The valuation disconnect stems from the market's slow recognition of Equitable's transformation. Investors still price the stock like a traditional life insurer with mortality risk, rather than a diversified financial services platform with predictable fee-based earnings. As the new segment structure reports clean results and management delivers on its 2027 targets, this discount should narrow.

Conclusion: A Transformed Company at an Inflection Point

Equitable Holdings has completed a strategic transformation that fundamentally improves its risk/reward profile for investors. The RGA reinsurance transaction eliminated the primary source of earnings volatility while freeing $2 billion of capital for value-accretive deployment. The resulting company is a capital-light financial services platform with three complementary growth engines generating predictable fee-based revenue from a record $1.1 trillion asset base.

The integrated flywheel model—combining AB's asset origination, Equitable's distribution scale, and the wealth management platform's organic growth—creates a durable competitive moat that standalone competitors cannot replicate. This is evident in the simultaneous strength across all segments: record RILA sales, 34% AB margins, and 12% wealth management organic growth.
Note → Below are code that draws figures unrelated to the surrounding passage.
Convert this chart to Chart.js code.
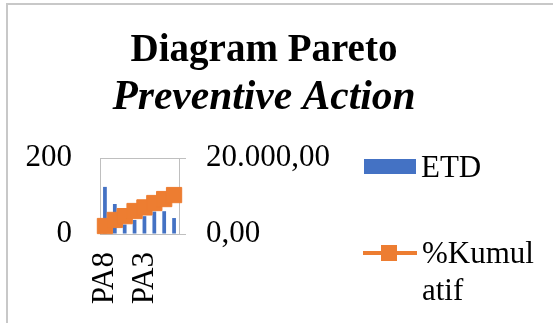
<!DOCTYPE html>
<html>
<head>
<meta charset="utf-8">
<script src="https://cdn.jsdelivr.net/npm/chart.js@4.4.1/dist/chart.umd.min.js"></script>
<style>
  html, body { margin: 0; padding: 0; background: #fff; overflow: hidden; }
  #wrap { position: relative; width: 553px; height: 323px; overflow: hidden; }
  #frame { position: absolute; left: 6px; top: 3px; width: 620px; height: 400px;
           border: 2px solid #c8c8c8; box-sizing: border-box; }
  canvas { position: absolute; left: 0; top: 0; }
</style>
</head>
<body>
<div id="wrap">
  <div id="frame"></div>
  <canvas id="pareto" width="553" height="323"></canvas>
</div>
<script>
// Categories and series
const categories = ['PA8', 'PA1', 'PA2', 'PA5', 'PA3', 'PA4', 'PA6', 'PA7'];
const etd = [124, 79, 25, 37, 47, 59, 60, 42];
const kumulatif = [2100, 3700, 4700, 6050, 7000, 8150, 9200, 10250];

// Axis ticks
const leftTicks = [0, 200];
const rightTicks = [0, 20000];

// Texts
const titleText = 'Diagram Pareto';
const subtitleText = 'Preventive Action';
const barLabel = 'ETD';
const lineLabel = '%Kumulatif';

const SERIF = "'Liberation Serif', 'Times New Roman', serif";
const BLUE = '#4472C4';
const ORANGE = '#ED7D31';
const AXIS = '#bfbfbf';

// 20000 -> "20.000,00"
function fmtId(v) {
  const s = Math.round(v).toString().replace(/\B(?=(\d{3})+(?!\d))/g, '.');
  return s + ',00';
}

// Legend drawn at the right of the chart, with wrapping on a narrow width
const sideLegend = {
  id: 'sideLegend',
  afterDraw(chart) {
    const ctx = chart.ctx;
    const ds = chart.data.datasets;
    ctx.save();
    ctx.font = '31px ' + SERIF;
    ctx.textAlign = 'left';
    ctx.textBaseline = 'alphabetic';

    // bar entry
    const bar = ds.find(d => d.type === 'bar');
    ctx.fillStyle = bar.backgroundColor;
    ctx.fillRect(364, 159, 52, 15);
    ctx.fillStyle = '#000';
    ctx.fillText(bar.label, 421, 177);

    // line entry
    const line = ds.find(d => d.type === 'line');
    ctx.strokeStyle = line.borderColor;
    ctx.lineWidth = 4;
    ctx.beginPath();
    ctx.moveTo(363, 253);
    ctx.lineTo(417, 253);
    ctx.stroke();
    ctx.fillStyle = line.borderColor;
    ctx.fillRect(381, 245, 16, 16);

    // wrap by characters within the available width
    const maxW = 118;
    const lines = [];
    let cur = '';
    for (const ch of line.label) {
      if (cur && ctx.measureText(cur + ch).width > maxW) { lines.push(cur); cur = ch; }
      else cur += ch;
    }
    if (cur) lines.push(cur);
    ctx.fillStyle = '#000';
    lines.forEach((t, i) => ctx.fillText(t, 422, 263 + i * 37));
    ctx.restore();
  }
};

new Chart(document.getElementById('pareto'), {
  data: {
    labels: categories,
    datasets: [
      {
        type: 'line',
        label: lineLabel,
        data: kumulatif,
        yAxisID: 'y1',
        borderColor: ORANGE,
        backgroundColor: ORANGE,
        borderWidth: 4,
        pointStyle: 'rect',
        pointRadius: 10.8,
        pointBorderWidth: 1,
        pointBackgroundColor: ORANGE,
        pointBorderColor: ORANGE,
        tension: 0,
        clip: false,
        order: 1
      },
      {
        type: 'bar',
        label: barLabel,
        data: etd,
        yAxisID: 'y',
        backgroundColor: BLUE,
        barPercentage: 0.38,
        categoryPercentage: 1.0,
        order: 2
      }
    ]
  },
  options: {
    responsive: false,
    animation: false,
    devicePixelRatio: 1,
    layout: { padding: { left: 0, right: 25, top: 0, bottom: 0 } },
    plugins: {
      legend: { display: false },
      tooltip: { enabled: false },
      title: {
        display: true,
        text: titleText,
        color: '#000',
        font: { family: SERIF, size: 39, weight: 'bold', lineHeight: 1.2 },
        padding: { top: 28, bottom: 0 }
      },
      subtitle: {
        display: true,
        text: subtitleText,
        color: '#000',
        font: { family: SERIF, size: 41.5, weight: 'bold', style: 'italic', lineHeight: 1.128 },
        padding: { top: 0, bottom: 36.4 }
      }
    },
    scales: {
      x: {
        type: 'category',
        offset: true,
        grid: { display: false, drawTicks: false },
        border: { display: true, color: AXIS, width: 1 },
        ticks: {
          autoSkip: false,
          minRotation: 90,
          maxRotation: 90,
          padding: 18,
          color: '#000',
          font: { family: SERIF, size: 31 },
          callback: (v, i) => (i % 4 === 0 ? categories[i] : '')
        },
        afterFit: s => { s.height = 89; }
      },
      y: {
        position: 'left',
        min: leftTicks[0],
        max: leftTicks[leftTicks.length - 1],
        afterBuildTicks: s => { s.ticks = leftTicks.map(v => ({ value: v })); },
        grid: { display: true, color: AXIS, drawTicks: false },
        border: { display: true, color: AXIS, width: 1 },
        ticks: {
          padding: 28,
          color: '#000',
          font: { family: SERIF, size: 31 },
          callback: v => String(v)
        },
        afterFit: s => { s.width = 100; }
      },
      y1: {
        position: 'right',
        min: rightTicks[0],
        max: rightTicks[rightTicks.length - 1],
        afterBuildTicks: s => { s.ticks = rightTicks.map(v => ({ value: v })); },
        grid: { display: true, drawOnChartArea: false, drawTicks: true, tickLength: 7, color: AXIS },
        border: { display: true, color: AXIS, width: 1 },
        ticks: {
          padding: 20,
          color: '#000',
          font: { family: SERIF, size: 31 },
          callback: v => fmtId(v)
        },
        afterFit: s => { s.width = 553 - 25 - 179; }
      }
    }
  },
  plugins: [sideLegend]
});
</script>
</body>
</html>
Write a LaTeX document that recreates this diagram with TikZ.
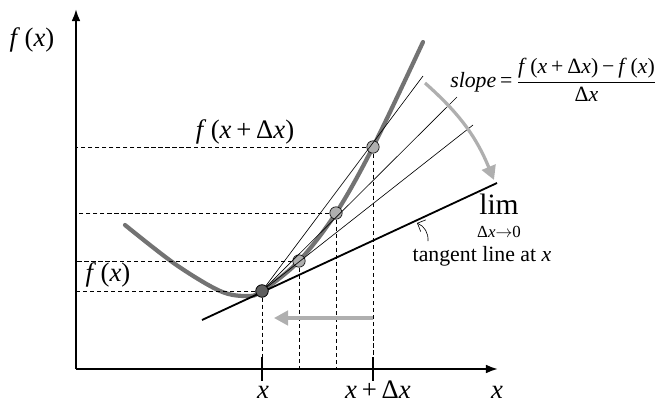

Management's disciplined capital allocation, increasing AB ownership to 69% while returning cash through dividends and buybacks, demonstrates alignment with shareholder interests.

The investment thesis hinges on two critical variables: sustained RILA market leadership amid increasing competition, and successful integration of wealth management acquisitions while maintaining organic growth. The company's strong capital position, proven hedging capabilities, and conservative assumption setting provide downside protection, while the demographic tailwinds of aging baby boomers and $600 billion in annual 401(k) rollovers support long-term growth.

Trading at 11.7x free cash flow with a clear path to $2 billion in annual cash generation by 2027, Equitable offers an attractive entry point for investors seeking exposure to the retirement megatrend through a diversified, capital-efficient platform. The market has yet to fully price the quality and predictability of the transformed earnings stream, creating potential for multiple expansion as management delivers consistent results. For long-term investors, Equitable Holdings represents a rare combination of strategic transformation, operational excellence, and disciplined capital allocation at a reasonable valuation.

Disclaimer: This report is for informational purposes only and does not constitute financial advice, investment advice, or any other type of advice. The information provided should not be relied upon for making investment decisions. Always conduct your own research and consult with a qualified financial advisor before making any investment decisions. Past performance is not indicative of future results.